30 June 1934. The ‘Night of the Long Knives'. The massacre included several prominent non-Nazis including the leader of Catholic action and two army generals, and got rid of the socialist revolutionaries within the Nazi party. People inside and outside Germany who were shocked nevertheless tolerated the bloody purge because they now hoped the worst was over. It was not. Yet it was not until August 1934 that Hitler became Der Führer as well as Chancellor, and a plebiscite of the German people formally ratified his dictatorship.

The Germans had had a thoroughly decent President in Hindenburg. Most Germans did not mind a spot of union-bashing and suppression of minority rights. One evil led on to another.

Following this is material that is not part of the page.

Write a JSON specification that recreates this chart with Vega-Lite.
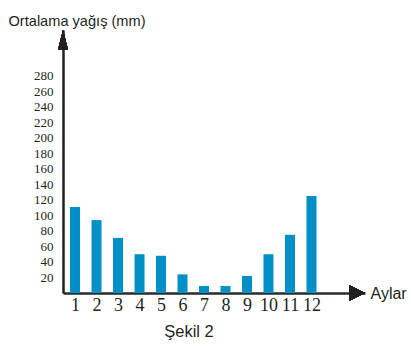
{
  "$schema": "https://vega.github.io/schema/vega-lite/v6.json",
  "width": 302,
  "height": 263,
  "autosize": {"type": "none"},
  "padding": {"left": 63, "top": 30, "right": 46, "bottom": 61},
  "background": "white",
  "config": {"view": {"stroke": null}, "axis": {"labelOverlap": false}},
  "resolve": {"axis": {"x": "independent", "y": "independent"}},
  "title": {
    "text": "Şekil 2",
    "orient": "bottom",
    "anchor": "middle",
    "dx": -25,
    "offset": 10,
    "font": "Liberation Sans",
    "fontSize": 16.5,
    "fontWeight": "normal",
    "color": "#231f20"
  },
  "data": {
    "values": [
      {"ay": 1, "yagis": 111},
      {"ay": 2, "yagis": 94},
      {"ay": 3, "yagis": 71},
      {"ay": 4, "yagis": 50},
      {"ay": 5, "yagis": 48},
      {"ay": 6, "yagis": 24},
      {"ay": 7, "yagis": 9},
      {"ay": 8, "yagis": 9},
      {"ay": 9, "yagis": 22},
      {"ay": 10, "yagis": 50},
      {"ay": 11, "yagis": 75},
      {"ay": 12, "yagis": 125}
    ]
  },
  "layer": [
    {
      "mark": {"type": "bar", "width": 10, "color": "#0090c8"},
      "encoding": {
        "x": {
          "field": "ay",
          "type": "quantitative",
          "scale": {"domain": [0.44, 14.49], "nice": false, "zero": false, "padding": 0},
          "axis": {
            "values": [1, 2, 3, 4, 5, 6, 7, 8, 9, 10, 11, 12],
            "format": "d",
            "ticks": false,
            "grid": false,
            "labelFont": "Liberation Serif",
            "labelFontSize": 18,
            "labelColor": "#231f20",
            "labelPadding": 3,
            "labelFlush": false,
            "labelOverlap": false,
            "domainColor": "#2a2a2a",
            "domainWidth": 2.5,
            "title": "Aylar",
            "titleFont": "Liberation Sans",
            "titleFontSize": 16,
            "titleFontWeight": "normal",
            "titleColor": "#231f20",
            "titleAnchor": "start",
            "titleAlign": "left",
            "titleBaseline": "middle",
            "titleX": 307,
            "titleY": 0
          }
        },
        "y": {
          "field": "yagis",
          "type": "quantitative",
          "scale": {"domain": [0, 339], "nice": false, "padding": 0},
          "axis": {
            "values": [20, 40, 60, 80, 100, 120, 140, 160, 180, 200, 220, 240, 260, 280],
            "ticks": false,
            "grid": false,
            "labelFont": "Liberation Serif",
            "labelFontSize": 13,
            "labelColor": "#231f20",
            "labelPadding": 10,
            "labelOverlap": false,
            "domainColor": "#231f20",
            "domainWidth": 2.5,
            "title": "Ortalama yağış (mm)",
            "titleFont": "Liberation Sans",
            "titleFontSize": 14.6,
            "titleFontWeight": "normal",
            "titleColor": "#231f20",
            "titleAngle": 0,
            "titleAlign": "left",
            "titleBaseline": "middle",
            "titleX": -55,
            "titleY": -9
          }
        }
      }
    },
    {
      "mark": {"type": "point", "filled": true, "opacity": 1, "color": "#231f20", "shape": "M0,0L0.5,2L-0.5,2Z", "size": 400},
      "encoding": {
        "x": {"datum": 0.44, "axis": null},
        "y": {"datum": 339, "axis": null}
      }
    },
    {
      "mark": {"type": "point", "filled": true, "opacity": 1, "color": "#231f20", "shape": "M0,0L-2,-1L-2,1Z", "size": 256},
      "encoding": {
        "x": {"datum": 14.49, "axis": null},
        "y": {"datum": 0, "axis": null}
      }
    }
  ]
}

Niemöller warned later that when the democratic rights of others are attacked, we should not look aside, because ‘It’s not me’.

Unions should ensure that there are no workplace dictatorships either by employers or workers; this is true reform. Given the history of the waterfront,(which many, like Neil Farrar, the AGE,16/4 only partly know) giving employers back a free hand to oppress is not. To try to destroy unions is going further still.

Lest we forget what Australians fought for and fought against.

The sources for Nazis and Unions are: (Source:Email from Valerie Yule)

The famous quote from Martin Niemöller

First they came for the Jews, and I did not speak out
because I was not a Jew
Then they came for the communists and I did not speak out
because I was not a communist.
Then they came for the trade unionists and I did not speak out
because I was not a trade unionist.
Then they came for me - and there was no one left
to speak out for me.

(Niemöller was a submarine commander in WW1 and a Lutheran pastor. He would have served in WW2 although he was outspoken against Hitler. He was imprisoned for this for seven years in Sachsenhausen and Dachau concentration camps. The verses are reprinted in ‘Poem for the Day’ 366 poems for every day of the year worth learning by heart, ed.Nicholas Albery, and on sale in the New International Bookshop, Trades Hall, Carlton - free plug.)